Verse 9
5. That lordship assumed that he might suffer for and with our humanity, Hebrews 2:9-18.
9. We see not yet a full subjection; the psalmist’s ideal description is but imperfectly realized; but we do see the dawn of a better state. We see one Jesus, who, like man, is below the angels, yet crowned with divinity, that he might be the suffering redeemer for every other man. The order of the Greek words is nearly as follows: One, however, a little somewhat lower than angels we do see, (namely,) Jesus, for the sake of the suffering of death, with glory and honour crowned, in order that by grace of God he, in behalf of every man, might taste of death. Alford says here that Jesus is unemphatic, being a mere supply to tell us who is meant by the previous descriptive phrase. On the contrary, the previous descriptive phrase holds the mind in suspense to fall with emphasis on the word Jesus, an emphasis destroyed by our translators’ reversing the order. See note on Hebrews 2:14. Jesus, the Saviour’s most purely human name, is used because pure humanity, in its earthly state, is being described, in whose line Jesus is presented. The human Jesus is thence the basis of the crowned, which follows; a crowning in view, and with purpose of, his atoning death. He is crowned with glory and honour in a higher sense than primeval man, (Hebrews 2:7,) by being divinized. In primeval man the blessed Spirit dwelt in elevating power; in the divine man “dwelt all the fulness of the Godhead bodily.” Jesus’s being crowned, as man, with divinity, that is, glory and honour, was in order to render the efficacy of his death extensive to every man. He was human, that he might die; he was divine, that he might redeem.
By the grace of God It was by grace of the Father both to him and to us, that the man Jesus was crowned with divinity that he might efficiently atone.
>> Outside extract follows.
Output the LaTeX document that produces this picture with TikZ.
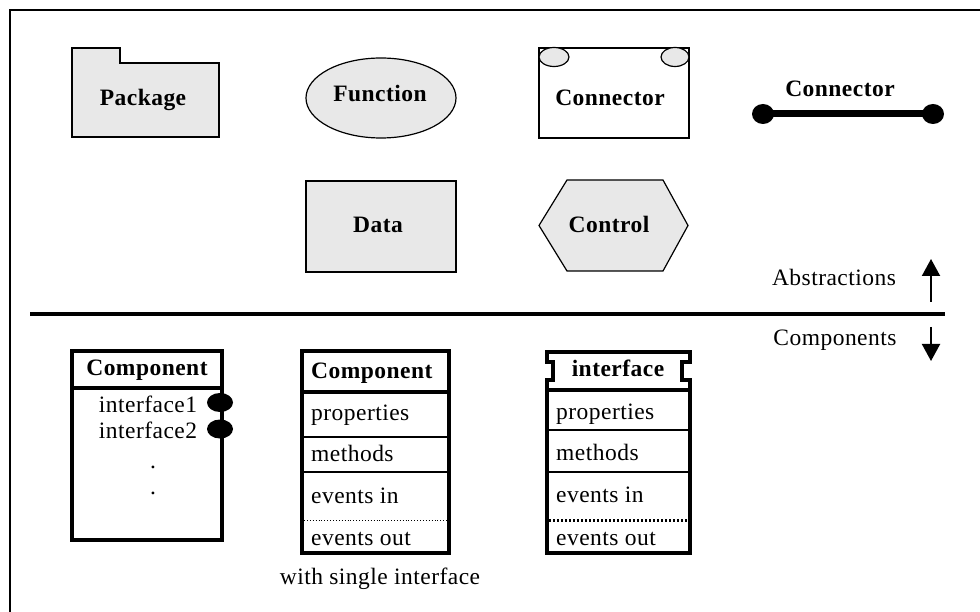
\documentclass[tikz,border=0pt]{standalone}
\usepackage{fontspec}
\setmainfont{Liberation Serif}[LetterSpace=2]
\usetikzlibrary{shapes.geometric,arrows.meta}
\definecolor{shapefill}{HTML}{E8E8E8}
\tikzset{
  txt/.style={font=\fontsize{23.5}{27}\selectfont, inner sep=0pt},
  btxt/.style={font=\fontsize{23.5}{27}\selectfont\bfseries, inner sep=0pt},
  outline/.style={draw=black, line width=1.2pt, fill=shapefill},
  thickframe/.style={draw=black, line width=4pt},
  midrule/.style={draw=black, line width=2.5pt},
  thinrule/.style={draw=black, line width=1.5pt},
  updown/.style={line width=2pt, -{Triangle[length=17pt,width=18pt]}},
  plug/.style={fill=black, ellipse, inner sep=0pt},
}
\begin{document}
\begin{tikzpicture}[x=1pt,y=-1pt]
\useasboundingbox (0,0) rectangle (980,612);
% frame
\draw[line width=1.2pt] (10,612) -- (10,10) -- (980,10);

% ---- abstractions ----
% package
\draw[outline] (72,63) -- (72,137) -- (219,137) -- (219,63) -- (120,63) -- (120,48) -- (72,48) -- cycle;
\node[btxt, anchor=base] (pkg) at (143,106) {Package};

% function
\node[outline, ellipse, minimum width=150pt, minimum height=80pt] (fun) at (381,98) {};
\node[btxt, anchor=base] (funlbl) at (380,102) {Function};

% data
\node[outline, rectangle, minimum width=150pt, minimum height=91pt] (data) at (381,226.5) {};
\node[btxt, anchor=base] (datalbl) at (378,233) {Data};

% connector box
\draw[line width=1.2pt, fill=white] (539,48) rectangle (689,138);
\draw[outline] (554,57) ellipse [x radius=15, y radius=9.5];
\draw[outline] (675,57) ellipse [x radius=14, y radius=9.5];
\node[btxt, anchor=base] (conbox) at (610,106) {Connector};

% connector line
\node[plug, minimum width=22pt, minimum height=20pt] (cl) at (763,114) {};
\node[plug, minimum width=22pt, minimum height=20pt] (cr) at (933,114) {};
\draw[line width=7pt] (cl.center) -- (cr.center);
\node[btxt, anchor=base] (conline) at (840,97) {Connector};

% control
\draw[outline] (539,225.5) -- (567,180) -- (663,180) -- (688,225.5) -- (663,271) -- (567,271) -- cycle;
\node[btxt, anchor=base] (ctl) at (609,233) {Control};

% ---- divider ----
\coordinate (divl) at (30,314);
\coordinate (divr) at (945,314);
\draw[line width=4pt] (divl) -- (divr);
\node[txt, anchor=base] (abs) at (834,286) {Abstractions};
\node[txt, anchor=base] (comps) at (835,345) {Components};
\coordinate (upa) at (931,302);
\coordinate (upb) at (931,259);
\coordinate (dna) at (931,327);
\coordinate (dnb) at (931,361);
\draw[updown] (upa) -- (upb);
\draw[updown] (dna) -- (dnb);

% ---- component with listed interfaces ----
\draw[thickframe] (72,351) rectangle (222,540);
\draw[thickframe] (72,388) -- (222,388);
\node[btxt, anchor=base] (c1h) at (147,375) {Component};
\node[txt, anchor=base] (if1) at (148,412) {interface1};
\node[txt, anchor=base] (if2) at (148,438) {interface2};
\node[txt, anchor=base] (dot1) at (153,468) {.};
\node[txt, anchor=base] (dot2) at (153,494) {.};
\node[plug, minimum width=26pt, minimum height=19pt] (p1) at (220,402.5) {};
\node[plug, minimum width=26pt, minimum height=19pt] (p2) at (220,429) {};

% ---- component with single interface ----
\draw[thickframe] (302,351) rectangle (449,553);
\draw[thickframe] (302,392) -- (449,392);
\draw[thinrule] (302,437) -- (449,437);
\draw[midrule] (302,472) -- (449,472);
\draw[line width=0.9pt, dotted] (304,520) -- (447,520);
\node[btxt, anchor=base west] (c2h) at (311,378) {Component};
\node[txt, anchor=base west] (c2p) at (311,420) {properties};
\node[txt, anchor=base west] (c2m) at (311,461) {methods};
\node[txt, anchor=base west] (c2i) at (311,503) {events in};
\node[txt, anchor=base west] (c2o) at (311,545) {events out};
\node[txt, anchor=base] (single) at (380,584) {with single interface};

% ---- interface ----
\draw[line width=4pt, line join=miter]
  (547,362) -- (547,352) -- (690,352) -- (690,362) -- (682,362) -- (682,380) -- (690,380)
  -- (690,553) -- (547,553) -- (547,380) -- (553,380) -- (553,362) -- cycle;
\draw[thickframe] (547,390) -- (692,390);
\draw[thinrule] (547,430) -- (690,430);
\draw[midrule] (547,472) -- (690,472);
\draw[line width=3pt, dash pattern=on 2pt off 2pt] (549,520) -- (688,520);
\node[btxt, anchor=base] (c3h) at (618,376) {interface};
\node[txt, anchor=base west] (c3p) at (556,419) {properties};
\node[txt, anchor=base west] (c3m) at (556,460) {methods};
\node[txt, anchor=base west] (c3i) at (556,502) {events in};
\node[txt, anchor=base west] (c3o) at (556,545) {events out};
\end{tikzpicture}
\end{document}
Taste death Experience death; the experience being expressed by one of our experiential senses. The term taste for experience is frequently used by ancient writers, as taste of labour, taste of bitter grief, taste of liberty. It here suggests, though it does not expressly include, the ideas of the brevity, the reality, and the bitterness of death. Compare Matthew 16:28; Mark 9:1; Luke 9:27; John 8:52.
For every man The Greek might be read as neuter, for all, that is, humanity, or the race. But later commentators, as Lunemann, agree that it truly means every man, in order to emphasize the fact that Christ’s death not merely embraces the collective race, but expressly comes in contact upon every individual of the race.